• **Stated problem**: Return the lines below exactly, from the first line to the line that contains "minimum width=299pt, minimum". Leave out pictures.

• **Data excerpt**:

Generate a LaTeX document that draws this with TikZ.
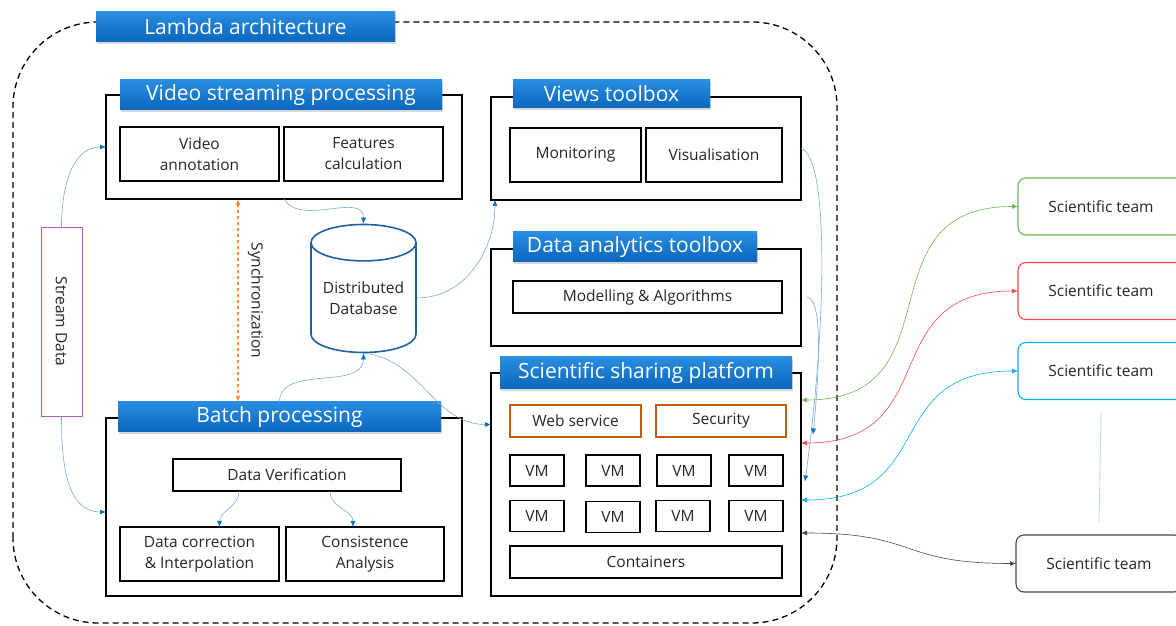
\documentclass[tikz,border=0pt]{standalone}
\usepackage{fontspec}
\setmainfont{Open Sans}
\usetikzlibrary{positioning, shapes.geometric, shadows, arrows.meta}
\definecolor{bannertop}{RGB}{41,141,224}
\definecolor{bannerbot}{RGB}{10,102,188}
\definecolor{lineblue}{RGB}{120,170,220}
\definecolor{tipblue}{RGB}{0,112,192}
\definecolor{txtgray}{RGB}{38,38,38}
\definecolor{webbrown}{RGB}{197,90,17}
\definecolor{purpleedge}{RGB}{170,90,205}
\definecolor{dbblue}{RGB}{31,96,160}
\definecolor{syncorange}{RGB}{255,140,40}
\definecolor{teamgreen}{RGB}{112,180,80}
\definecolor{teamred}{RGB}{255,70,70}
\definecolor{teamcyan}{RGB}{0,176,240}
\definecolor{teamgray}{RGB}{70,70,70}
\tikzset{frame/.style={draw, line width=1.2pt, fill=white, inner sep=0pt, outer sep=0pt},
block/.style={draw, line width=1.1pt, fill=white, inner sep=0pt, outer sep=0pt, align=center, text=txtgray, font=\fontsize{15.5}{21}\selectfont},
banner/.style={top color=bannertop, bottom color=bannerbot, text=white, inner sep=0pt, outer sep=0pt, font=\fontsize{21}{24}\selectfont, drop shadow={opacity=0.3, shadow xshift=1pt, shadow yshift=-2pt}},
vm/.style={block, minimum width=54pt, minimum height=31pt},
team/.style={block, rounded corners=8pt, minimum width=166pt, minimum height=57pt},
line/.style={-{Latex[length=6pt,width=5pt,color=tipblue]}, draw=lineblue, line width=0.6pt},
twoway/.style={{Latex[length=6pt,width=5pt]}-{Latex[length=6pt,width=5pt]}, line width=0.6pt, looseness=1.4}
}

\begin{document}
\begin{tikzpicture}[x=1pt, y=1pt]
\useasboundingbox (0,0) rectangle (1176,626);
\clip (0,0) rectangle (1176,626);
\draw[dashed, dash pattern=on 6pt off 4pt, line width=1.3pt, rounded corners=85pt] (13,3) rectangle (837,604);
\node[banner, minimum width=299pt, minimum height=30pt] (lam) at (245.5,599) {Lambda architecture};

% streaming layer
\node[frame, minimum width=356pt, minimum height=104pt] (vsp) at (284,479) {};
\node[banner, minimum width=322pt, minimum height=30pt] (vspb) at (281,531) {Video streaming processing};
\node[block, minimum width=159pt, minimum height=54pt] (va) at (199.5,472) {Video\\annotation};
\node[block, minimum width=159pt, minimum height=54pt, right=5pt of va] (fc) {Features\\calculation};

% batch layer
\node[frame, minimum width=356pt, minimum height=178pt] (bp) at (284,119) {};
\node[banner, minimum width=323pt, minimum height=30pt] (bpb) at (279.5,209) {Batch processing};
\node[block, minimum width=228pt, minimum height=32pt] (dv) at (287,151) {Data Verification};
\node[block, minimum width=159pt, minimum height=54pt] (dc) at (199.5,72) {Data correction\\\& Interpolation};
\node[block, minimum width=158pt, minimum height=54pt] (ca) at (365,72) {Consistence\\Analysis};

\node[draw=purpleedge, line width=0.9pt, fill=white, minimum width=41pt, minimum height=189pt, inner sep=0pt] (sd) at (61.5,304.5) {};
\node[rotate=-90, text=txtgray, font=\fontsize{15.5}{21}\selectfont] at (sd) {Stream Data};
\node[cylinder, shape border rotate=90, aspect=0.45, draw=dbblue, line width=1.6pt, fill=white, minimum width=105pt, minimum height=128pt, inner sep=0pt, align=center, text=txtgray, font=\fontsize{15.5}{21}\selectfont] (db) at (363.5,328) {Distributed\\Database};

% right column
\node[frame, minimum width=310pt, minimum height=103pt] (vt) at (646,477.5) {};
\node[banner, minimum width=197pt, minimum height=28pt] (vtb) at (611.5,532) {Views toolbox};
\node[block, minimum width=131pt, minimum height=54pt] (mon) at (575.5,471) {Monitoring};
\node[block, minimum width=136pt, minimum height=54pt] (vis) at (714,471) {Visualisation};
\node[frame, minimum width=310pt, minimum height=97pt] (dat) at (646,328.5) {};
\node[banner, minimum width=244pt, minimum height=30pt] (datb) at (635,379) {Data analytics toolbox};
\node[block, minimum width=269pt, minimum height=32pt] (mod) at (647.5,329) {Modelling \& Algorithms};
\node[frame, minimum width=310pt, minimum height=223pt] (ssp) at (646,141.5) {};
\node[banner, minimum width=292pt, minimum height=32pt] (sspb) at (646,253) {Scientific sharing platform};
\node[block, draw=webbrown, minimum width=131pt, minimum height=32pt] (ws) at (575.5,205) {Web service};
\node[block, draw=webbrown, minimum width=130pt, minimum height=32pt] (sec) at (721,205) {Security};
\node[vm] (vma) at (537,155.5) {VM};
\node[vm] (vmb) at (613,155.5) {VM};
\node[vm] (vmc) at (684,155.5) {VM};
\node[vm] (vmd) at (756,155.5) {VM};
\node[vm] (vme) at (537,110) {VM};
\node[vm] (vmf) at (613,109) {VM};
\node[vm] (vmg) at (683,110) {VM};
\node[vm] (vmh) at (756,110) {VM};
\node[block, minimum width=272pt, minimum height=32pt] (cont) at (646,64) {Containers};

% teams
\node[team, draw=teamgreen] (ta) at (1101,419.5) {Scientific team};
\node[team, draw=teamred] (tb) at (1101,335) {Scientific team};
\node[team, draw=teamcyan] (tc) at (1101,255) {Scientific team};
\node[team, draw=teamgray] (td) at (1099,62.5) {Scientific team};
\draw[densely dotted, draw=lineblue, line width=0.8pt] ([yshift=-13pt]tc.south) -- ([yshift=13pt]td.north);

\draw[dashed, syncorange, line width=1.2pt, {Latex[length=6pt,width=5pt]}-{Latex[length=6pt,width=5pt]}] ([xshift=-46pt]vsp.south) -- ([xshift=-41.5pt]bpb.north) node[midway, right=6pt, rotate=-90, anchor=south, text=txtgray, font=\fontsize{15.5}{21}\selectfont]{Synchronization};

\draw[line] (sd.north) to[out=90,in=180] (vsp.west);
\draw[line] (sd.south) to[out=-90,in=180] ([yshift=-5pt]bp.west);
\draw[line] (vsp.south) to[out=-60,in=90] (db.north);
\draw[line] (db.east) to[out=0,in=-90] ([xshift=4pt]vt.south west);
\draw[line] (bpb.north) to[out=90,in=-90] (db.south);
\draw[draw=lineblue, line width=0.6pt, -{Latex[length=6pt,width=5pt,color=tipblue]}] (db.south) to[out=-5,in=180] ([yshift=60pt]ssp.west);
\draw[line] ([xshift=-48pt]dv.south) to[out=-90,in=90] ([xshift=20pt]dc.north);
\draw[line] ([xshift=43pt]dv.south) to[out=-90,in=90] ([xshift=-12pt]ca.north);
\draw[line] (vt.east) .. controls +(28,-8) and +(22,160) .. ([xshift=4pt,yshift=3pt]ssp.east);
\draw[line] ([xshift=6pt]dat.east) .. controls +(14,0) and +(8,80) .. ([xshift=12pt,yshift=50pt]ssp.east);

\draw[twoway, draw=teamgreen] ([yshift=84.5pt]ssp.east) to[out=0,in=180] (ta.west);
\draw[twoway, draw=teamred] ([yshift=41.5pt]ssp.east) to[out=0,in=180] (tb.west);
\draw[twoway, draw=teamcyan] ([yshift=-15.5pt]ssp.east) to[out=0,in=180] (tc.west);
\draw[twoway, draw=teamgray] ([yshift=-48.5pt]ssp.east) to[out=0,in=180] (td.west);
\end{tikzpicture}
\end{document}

• **Exercise response**:
Generate a LaTeX document that draws this with TikZ.
\documentclass[tikz,border=0pt]{standalone}
\usepackage{fontspec}
\setmainfont{Open Sans}
\usetikzlibrary{positioning, shapes.geometric, shadows, arrows.meta}
\definecolor{bannertop}{RGB}{41,141,224}
\definecolor{bannerbot}{RGB}{10,102,188}
\definecolor{lineblue}{RGB}{120,170,220}
\definecolor{tipblue}{RGB}{0,112,192}
\definecolor{txtgray}{RGB}{38,38,38}
\definecolor{webbrown}{RGB}{197,90,17}
\definecolor{purpleedge}{RGB}{170,90,205}
\definecolor{dbblue}{RGB}{31,96,160}
\definecolor{syncorange}{RGB}{255,140,40}
\definecolor{teamgreen}{RGB}{112,180,80}
\definecolor{teamred}{RGB}{255,70,70}
\definecolor{teamcyan}{RGB}{0,176,240}
\definecolor{teamgray}{RGB}{70,70,70}
\tikzset{frame/.style={draw, line width=1.2pt, fill=white, inner sep=0pt, outer sep=0pt},
block/.style={draw, line width=1.1pt, fill=white, inner sep=0pt, outer sep=0pt, align=center, text=txtgray, font=\fontsize{15.5}{21}\selectfont},
banner/.style={top color=bannertop, bottom color=bannerbot, text=white, inner sep=0pt, outer sep=0pt, font=\fontsize{21}{24}\selectfont, drop shadow={opacity=0.3, shadow xshift=1pt, shadow yshift=-2pt}},
vm/.style={block, minimum width=54pt, minimum height=31pt},
team/.style={block, rounded corners=8pt, minimum width=166pt, minimum height=57pt},
line/.style={-{Latex[length=6pt,width=5pt,color=tipblue]}, draw=lineblue, line width=0.6pt},
twoway/.style={{Latex[length=6pt,width=5pt]}-{Latex[length=6pt,width=5pt]}, line width=0.6pt, looseness=1.4}
}

\begin{document}
\begin{tikzpicture}[x=1pt, y=1pt]
\useasboundingbox (0,0) rectangle (1176,626);
\clip (0,0) rectangle (1176,626);
\draw[dashed, dash pattern=on 6pt off 4pt, line width=1.3pt, rounded corners=85pt] (13,3) rectangle (837,604);
\node[banner, minimum width=299pt, minimum height=30pt] (lam) at (245.5,599) {Lambda architecture};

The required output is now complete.